* begin Information provided *

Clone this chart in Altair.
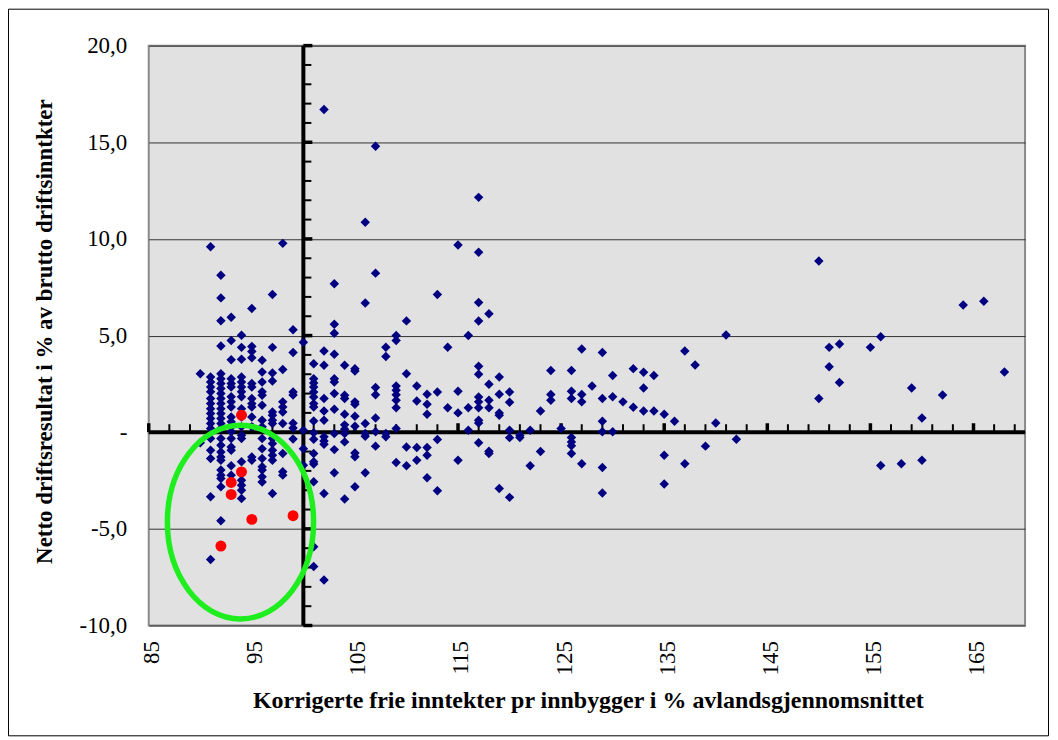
import altair as alt
import pandas as pd

# ---------------- data ----------------
X_DOMAIN = [85, 170]
Y_DOMAIN = [-10, 20]
X_LABEL_VALUES = [85, 95, 105, 115, 125, 135, 145, 155, 165]
Y_LABEL_VALUES = [-10, -5, 0, 5, 10, 15, 20]
CROSS_X = 100          # vertical axis crosses here
CROSS_Y = 0            # horizontal axis crosses here
V_TICKS = list(range(-10, 21))      # ticks on the vertical crossing axis
H_TICKS = list(range(85, 170, 2))   # ticks on the horizontal crossing axis

LEFT_X = [90, 91, 92, 93, 94, 95, 96, 97, 98, 99, 100]
LEFT_Y = [
    [3.03, -0.55],
    [9.59, 2.86, 2.60, 2.34, 2.09, 1.74, 1.48, 1.22, 0.97, 0.71, 0.45, 0.19, -0.33, -0.93, -1.36, -3.34, -6.58],
    [8.12, 6.95, 5.77, 4.46, 3.03, 2.77, 2.52, 2.26, 2.0, 1.74, 1.48, 1.22, 0.97, 0.71, 0.45, 0.19, -0.33, -0.67,
     -1.02, -1.28, -1.45, -1.96, -2.22, -2.39, -2.82, -4.58],
    [5.95, 4.75, 3.75, 2.77, 2.52, 2.34, 1.83, 1.57, 1.31, 0.79, 0.54, 0.27, 0.02, -0.33, -0.76, -0.93, -1.74, -2.22],
    [5.02, 4.39, 3.77, 2.86, 2.6, 2.34, 2.09, 1.83, 1.22, 0.79, 0.28, -0.16, -0.33, -1.53, -2.48, -2.74, -3.0, -3.43],
    [6.40, 4.44, 4.18, 3.85, 2.52, 2.34, 1.74, 1.48, 1.31, 0.79, 0.28, -1.28, -1.45],
    [3.72, 3.11, 2.6, 2.09, 1.91, 1.40, 0.62, 0.28, -0.33, -0.85, -1.36, -1.79, -1.96, -2.31, -2.57],
    [7.12, 4.39, 3.06, 2.65, 1.05, 0.88, 0.62, 0.45, -0.33, -0.59, -0.93, -1.19, -1.45, -3.17],
    [9.77, 3.24, 1.57, 1.31, 1.05, 0.45, -1.1, -2.05, -2.22],
    [5.30, 4.12, 2.08, 1.93, 0.47, 0.22, -0.35],
    [4.66, 0.10, -0.85, -1.71],
]

MID_X = [101, 102, 103, 104, 105, 106, 107, 108, 109, 110, 111,
         112, 113, 114, 115, 116, 117, 118, 119, 120, 121]
MID_Y = [
    [3.54, 2.77, 2.55, 2.34, 2.08, 1.82, 1.48, 1.31, 0.58, -0.03, -0.36, -1.10, -1.53, -1.65, -2.56, -5.92, -6.95],
    [16.7, 4.20, 3.46, 1.74, 1.10, 0.62, -0.24, -0.45, -0.62, -3.17, -7.64],
    [7.68, 5.59, 5.12, 4.03, 2.77, 2.60, 2.0, 1.19, -0.07, -0.9, -2.10],
    [3.46, 1.91, 1.74, 0.93, 0.38, 0.15, -0.07, -0.5, -3.46],
    [3.29, 3.17, 1.57, 1.45, 0.83, 0.31, -1.07, -1.27, -2.82],
    [10.86, 6.68, 0.45, -0.07, -0.21, -2.1],
    [14.8, 8.23, 2.31, 1.94, 0.74, 0.02, -0.72],
    [4.40, 3.92, -0.07, -0.24],
    [5.0, 4.75, 2.39, 2.17, 1.94, 1.65, 1.27, 0.19, -1.57],
    [5.76, 3.03, -0.76, -1.74],
    [2.39, 1.62, -0.79, -1.45],
    [1.96, 1.45, 0.93, -0.79, -1.19, -2.36],
    [7.12, 2.08, -0.38, -3.03],
    [4.40, 1.27],
    [9.69, 2.12, 1.0, -1.45],
    [5.0, 1.27, 0.10],
    [12.15, 9.31, 6.71, 5.75, 3.41, 3.0, 1.82, 1.57, 1.27, 0.62, 0.48, -0.55],
    [6.13, 2.48, 1.65, 1.27, -0.98, -1.1],
    [2.86, 1.96, 1.0, 0.88, -2.91],
    [2.08, 1.55, 0.10, -0.28, -3.37],
    [-0.16, -0.27],
]

RIGHT_X = [122, 123, 124, 125, 126, 127, 128, 129, 130, 131, 132, 133, 134, 135, 136,
           137, 138, 139, 140, 141, 142, 150, 151, 152, 155, 156, 158, 159, 160, 162,
           164, 166, 168]
RIGHT_Y = [
    [0.10, -1.74], [1.10, -1.0], [3.19, 1.95, 1.65], [0.19],
    [3.19, 2.12, 1.74, -0.27, -0.50, -0.70, -1.10], [4.30, 1.95, 1.57, -1.63], [2.39],
    [4.12, 1.74, 0.57, 0.02, -1.82, -3.15], [2.93, 1.83, 0.02], [1.57], [3.29, 1.29],
    [3.10, 2.29, 1.10], [2.93, 1.10], [0.93, -1.19, -2.68], [0.57], [4.20, -1.63], [3.48],
    [-0.72], [0.48], [5.03], [-0.36], [8.86, 1.74], [4.39, 3.39], [4.56, 2.57], [4.39],
    [4.94, -1.72], [-1.63], [2.29], [0.74, -1.45], [1.93], [6.58], [6.77], [3.12],
]

RED_X = [94, 94, 93, 93, 95, 99, 92]
RED_Y = [0.88, -2.05, -2.6, -3.22, -4.51, -4.32, -5.89]

ELLIPSE_X = [93.9]
ELLIPSE_Y = [-4.65]

X_TITLE = "Korrigerte frie inntekter pr innbygger i %  avlandsgjennomsnittet"
Y_TITLE = "Netto driftsresultat i % av brutto driftsinntkter"

# ---------------- build tables ----------------
rows = []
for xs_, ys_ in ((LEFT_X, LEFT_Y), (MID_X, MID_Y), (RIGHT_X, RIGHT_Y)):
    for xv, col in zip(xs_, ys_):
        for yv in col:
            rows.append({"x": xv, "y": yv})
blue_df = pd.DataFrame(rows)
red_df = pd.DataFrame({"x": RED_X, "y": RED_Y})
ell_df = pd.DataFrame({"x": ELLIPSE_X, "y": ELLIPSE_Y})

vline_df = pd.DataFrame({"x": [CROSS_X], "y": [Y_DOMAIN[0]], "y2": [Y_DOMAIN[1]]})
hline_df = pd.DataFrame({"x": [X_DOMAIN[0]], "x2": [X_DOMAIN[1]], "y": [CROSS_Y]})
vt_df = pd.DataFrame({"x": CROSS_X, "x2": CROSS_X, "y": V_TICKS})
vt_df["major"] = vt_df["y"] % 5 == 0
ht_df = pd.DataFrame({"x": H_TICKS, "y": CROSS_Y, "y2": CROSS_Y})
ht_df["major"] = (ht_df["x"] - 85) % 10 == 0
frame_df = pd.DataFrame({"a": [0]})

FONT = "Liberation Serif"
xs = alt.Scale(domain=X_DOMAIN, nice=False, zero=False)
ys = alt.Scale(domain=Y_DOMAIN, nice=False, zero=False)

x_axis = alt.Axis(values=X_LABEL_VALUES, labelAngle=-90, grid=False, ticks=False, domain=False,
                  labelFont=FONT, labelFontSize=23, labelColor="black", labelPadding=15, labelOffset=3,
                  title=X_TITLE, titleFont=FONT, titleFontSize=24, titleFontWeight="bold",
                  titleColor="black", titleX=440, titleY=75, titleAlign="center",
                  titleBaseline="middle")
y_axis = alt.Axis(values=Y_LABEL_VALUES, grid=True, gridColor="#333333", gridWidth=1,
                  ticks=False, domain=False,
                  labelExpr="datum.value == 0 ? '-' : (datum.value < 0 ? '-' : '') + abs(datum.value) + ',0'",
                  labelFont=FONT, labelFontSize=23, labelColor="black", labelPadding=22,
                  title=Y_TITLE, titleFont=FONT, titleFontSize=23, titleFontWeight="bold",
                  titleColor="black", titleX=-104, titleY=286, titleAngle=-90, titleAlign="center",
                  titleBaseline="middle")

X = alt.X("x:Q", scale=xs, axis=x_axis, title=X_TITLE)
Y = alt.Y("y:Q", scale=ys, axis=y_axis, title=Y_TITLE)

blue = alt.Chart(blue_df).mark_point(shape="diamond", filled=True, size=90, color="#000080", opacity=1).encode(
    x=X, y=Y)

vline = alt.Chart(vline_df).mark_rule(color="black", strokeWidth=4).encode(x=X, y=Y, y2="y2:Q")
hline = alt.Chart(hline_df).mark_rule(color="black", strokeWidth=4).encode(x=X, x2="x2:Q", y=Y)

vt_minor = alt.Chart(vt_df).transform_filter("!datum.major").mark_rule(
    color="black", strokeWidth=2, x2Offset=8).encode(x=X, x2="x2:Q", y=Y)
vt_major = alt.Chart(vt_df).transform_filter("datum.major").mark_rule(
    color="black", strokeWidth=3.5, x2Offset=9).encode(x=X, x2="x2:Q", y=Y)
ht_minor = alt.Chart(ht_df).transform_filter("!datum.major").mark_rule(
    color="black", strokeWidth=2, y2Offset=-8).encode(x=X, y=Y, y2="y2:Q")
ht_major = alt.Chart(ht_df).transform_filter("datum.major").mark_rule(
    color="black", strokeWidth=3.5, y2Offset=-9).encode(x=X, y=Y, y2="y2:Q")

red = alt.Chart(red_df).mark_point(shape="circle", filled=True, size=120, color="#ff0000", opacity=1).encode(
    x=X, y=Y)

ELLIPSE_PATH = "M -0.755 0 A 0.755 1 0 1 1 0.755 0 A 0.755 1 0 1 1 -0.755 0 Z"
ellipse = alt.Chart(ell_df).mark_point(shape=ELLIPSE_PATH, filled=False, size=37636,
                                       stroke="#1eee1e", strokeWidth=5.5, opacity=1).encode(x=X, y=Y)

frame = alt.Chart(frame_df).mark_rect(fill="transparent", stroke="black", strokeWidth=1).encode(
    x=alt.value(-140.5), x2=alt.value(901.5), y=alt.value(-36.5), y2=alt.value(691.5))

chart = alt.layer(vline, hline, vt_minor, vt_major, ht_minor, ht_major, blue, red, ellipse, frame).properties(
    width=878, height=581,
    padding={"left": 141, "top": 37, "right": 25, "bottom": 112},
    autosize=alt.AutoSizeParams(type="none"),
    background="white",
).configure_view(fill="#e1e1e1", stroke="#8a8a8a", strokeWidth=2)

chart.save("out.html", embed_options={"renderer": "svg", "actions": False})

* end Information provided *

*Objective*: Print the data above verbatim from the first line through the line holding "H_TICKS = list(range(85, 170, 2))", leaving every picture out.

*Expected answer*:
Clone this chart in Altair.
import altair as alt
import pandas as pd

# ---------------- data ----------------
X_DOMAIN = [85, 170]
Y_DOMAIN = [-10, 20]
X_LABEL_VALUES = [85, 95, 105, 115, 125, 135, 145, 155, 165]
Y_LABEL_VALUES = [-10, -5, 0, 5, 10, 15, 20]
CROSS_X = 100          # vertical axis crosses here
CROSS_Y = 0            # horizontal axis crosses here
V_TICKS = list(range(-10, 21))      # ticks on the vertical crossing axis
H_TICKS = list(range(85, 170, 2))   # ticks on the horizontal crossing axis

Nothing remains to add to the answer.